I believe that the (paraphrased) original statement of Gödels first incompleteness theorem (including Rosser's trick) is
If T is a sufficiently strong recursive axiomatization of the natural numbers (e.g. the peano axioms), $T$ is either incomplete or inconsistent.
and I'm pretty sure this is the version we proved in a course on the incompleteness theorem (which was years ago, though). Some sources (e.g. Wikipedia), however, relax that and require only a recursively enumerable axiomatization.
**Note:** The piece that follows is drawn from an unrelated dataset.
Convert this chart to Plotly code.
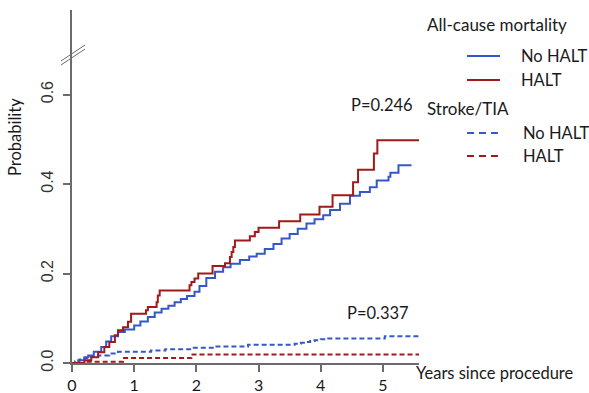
import plotly.graph_objects as go

# ---------------- data ----------------
halt_death_t = [0, 0.2, 0.31, 0.42, 0.52, 0.6, 0.69, 0.74, 0.82, 0.9, 0.95, 1.19, 1.22, 1.36, 1.38, 1.41,
                1.89, 1.92, 1.97, 2.03, 2.26, 2.46, 2.54, 2.567, 2.594, 2.62, 2.86, 2.94, 3.0, 3.33,
                3.67, 3.98, 4.19, 4.52, 4.6, 4.855, 4.91, 5.58]
halt_death_p = [0, 0.006, 0.013, 0.024, 0.036, 0.047, 0.062, 0.073, 0.08, 0.092, 0.11, 0.118, 0.125, 0.136,
                0.151, 0.162, 0.174, 0.181, 0.189, 0.2, 0.217, 0.223, 0.237, 0.248, 0.259, 0.274, 0.283,
                0.293, 0.302, 0.317, 0.332, 0.349, 0.375, 0.404, 0.432, 0.468, 0.498, 0.498]

nohalt_death_t = [0, 0.1, 0.2, 0.26, 0.35, 0.47, 0.55, 0.63, 0.74, 0.85, 1.0, 1.1, 1.22, 1.33, 1.44, 1.55,
                  1.65, 1.75, 1.85, 1.97, 2.05, 2.16, 2.3, 2.43, 2.55, 2.7, 2.85, 2.97, 3.1, 3.24, 3.37,
                  3.5, 3.63, 3.77, 3.9, 4.04, 4.15, 4.31, 4.47, 4.63, 4.79, 4.9, 5.09, 5.12, 5.25, 5.46]
nohalt_death_p = [0, 0.006, 0.013, 0.017, 0.025, 0.036, 0.048, 0.06, 0.069, 0.075, 0.084, 0.093, 0.103,
                  0.113, 0.121, 0.128, 0.136, 0.143, 0.15, 0.159, 0.172, 0.19, 0.204, 0.214, 0.222, 0.23,
                  0.238, 0.244, 0.255, 0.266, 0.278, 0.288, 0.3, 0.312, 0.321, 0.33, 0.342, 0.356, 0.374,
                  0.382, 0.393, 0.408, 0.416, 0.425, 0.442, 0.442]

halt_stroke_t = [0, 0.23, 0.82, 1.92, 5.58]
halt_stroke_p = [0, 0.003, 0.011, 0.019, 0.019]

nohalt_stroke_t = [0, 0.05, 0.12, 0.2, 0.3, 0.42, 0.6, 0.74, 1.27, 1.5, 1.92, 2.3, 2.83, 3.58, 3.68, 3.75,
                   3.83, 3.9, 4.0, 4.12, 5.03, 5.58]
nohalt_stroke_p = [0, 0.004, 0.008, 0.011, 0.014, 0.017, 0.021, 0.025, 0.028, 0.031, 0.034, 0.037, 0.041,
                   0.043, 0.045, 0.047, 0.049, 0.051, 0.053, 0.055, 0.0595, 0.0595]

x_ticks = [0, 1, 2, 3, 4, 5]
y_ticks = [0.0, 0.2, 0.4, 0.6]
y_tick_labels = ["0.0", "0.2", "0.4", "0.6"]
p_mortality = "P=0.246"
p_stroke = "P=0.337"
p_mortality_pos = (4.99, 0.576)
p_stroke_pos = (4.92, 0.111)

BLUE = "#3558c8"
RED = "#a11a1a"
TXT = "#1a1a1a"
AX = "#6b6b6b"
FONT = "Lato, 'Open Sans', sans-serif"

# ---------------- geometry ----------------
W, H = 589, 393
L, R, T, B = 72, 170, 10, 30
PW, PH = W - L - R, H - T - B


def px(x, y):
    return (x - L) / PW, (H - B - y) / PH


fig = go.Figure()
for t, p, c, d in [(nohalt_stroke_t, nohalt_stroke_p, BLUE, "5px,3px"),
                   (halt_stroke_t, halt_stroke_p, RED, "5px,3px"),
                   (nohalt_death_t, nohalt_death_p, BLUE, "solid"),
                   (halt_death_t, halt_death_p, RED, "solid")]:
    fig.add_trace(go.Scatter(x=t, y=p, mode="lines", line=dict(color=c, width=2, dash=d, shape="hv"),
                             showlegend=False, hoverinfo="skip"))

fig.update_layout(
    width=W, height=H, margin=dict(l=L, r=R, t=T, b=B, autoexpand=False),
    paper_bgcolor="white", plot_bgcolor="white",
    font=dict(family=FONT, color=TXT, size=16),
    xaxis=dict(range=[0, 5.58], tickvals=x_ticks, showgrid=False, zeroline=False, automargin=False,
               showline=True, linecolor=AX, linewidth=1.5, ticks="outside", ticklen=7,
               tickcolor=AX, tickwidth=1.5, tickfont=dict(size=16, color=TXT)),
    yaxis=dict(range=[0, PH / 447.5], tickvals=y_ticks, ticktext=y_tick_labels, showgrid=False,
               zeroline=False, showline=True, linecolor=AX, linewidth=1.5, ticks="outside", automargin=False,
               ticklen=7, tickcolor=AX, tickwidth=1.5, tickangle=-90, ticklabelstandoff=4,
               tickfont=dict(family="Liberation Sans, Arial, sans-serif", size=16, color="#333333")),
)

ann = []


def text_px(x, y, text, size=16.5, xanchor="left", **kw):
    xp, yp = px(x, y)
    ann.append(dict(x=xp, y=yp, xref="paper", yref="paper", text=text, xanchor=xanchor,
                    yanchor="middle", showarrow=False, font=dict(size=size), **kw))


# axis titles
text_px(15, 137, "Probability", xanchor="center", textangle=-90)
text_px(414, 373, "Years since procedure")
# p-values
for txt, pos in [(p_mortality, p_mortality_pos), (p_stroke, p_stroke_pos)]:
    ann.append(dict(x=pos[0], y=pos[1], xref="x", yref="y", text=txt, xanchor="center",
                    yanchor="middle", showarrow=False, font=dict(size=16.5)))

# legend (drawn manually)
legend_groups = [("All-cause mortality", 24, [("No HALT", 56, BLUE, "solid"), ("HALT", 80, RED, "solid")]),
                 ("Stroke/TIA", 108, [("No HALT", 133, BLUE, "dash"), ("HALT", 156, RED, "dash")])]
shapes = []
for title, ty, items in legend_groups:
    text_px(425, ty, title, size=17)
    for lab, iy, col, dash in items:
        x0, y0 = px(467, iy)
        x1, _ = px(500, iy)
        shapes.append(dict(type="line", xref="paper", yref="paper", x0=x0, x1=x1, y0=y0, y1=y0,
                           line=dict(color=col, width=2, dash="7px,5px" if dash == "dash" else "solid")))
        text_px(519 if dash == "solid" else 521, iy, lab)

# axis break marks
for off in (0, 4):
    x0, y0 = px(61, 61 + off)
    x1, y1 = px(85, 45 + off)
    shapes.append(dict(type="line", xref="paper", yref="paper", x0=x0, y0=y0, x1=x1, y1=y1,
                       line=dict(color=AX, width=1)))

fig.update_layout(annotations=ann, shapes=shapes)

js = ("document.documentElement.style.overflow='hidden';"
      "document.body.style.margin='0';document.body.style.padding='0';document.body.style.overflow='hidden';")
fig.write_html("out.html", config={"displayModeBar": False}, post_script=js)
The effect of that relaxation is that $\textrm{Proves}(p,s)$, meaning that $p$ is the Gödel code of a proof of the statement with Gödel code $s$, is no longer deciable, but only semi-decidable. Or so I think, at least - with a recursive set of axioms, it's easy to validate whether a sequence of statements constitutes a proof, but if the axioms are only recursively enumberable, verifying that some sequence is not a proof is not generally possible.
However, it seems that this doesn't matter much, since $\textrm{Provable}(s) = \exists p \, \textrm{Proves}(p,s)$ is semi-decidable by PA in both cases, which is sufficient for the rest of the proof I guess.
My question is two-fold. First, is the reasoning above about why this relaxation is valid correct? And second, what are the consequences of this relaxation?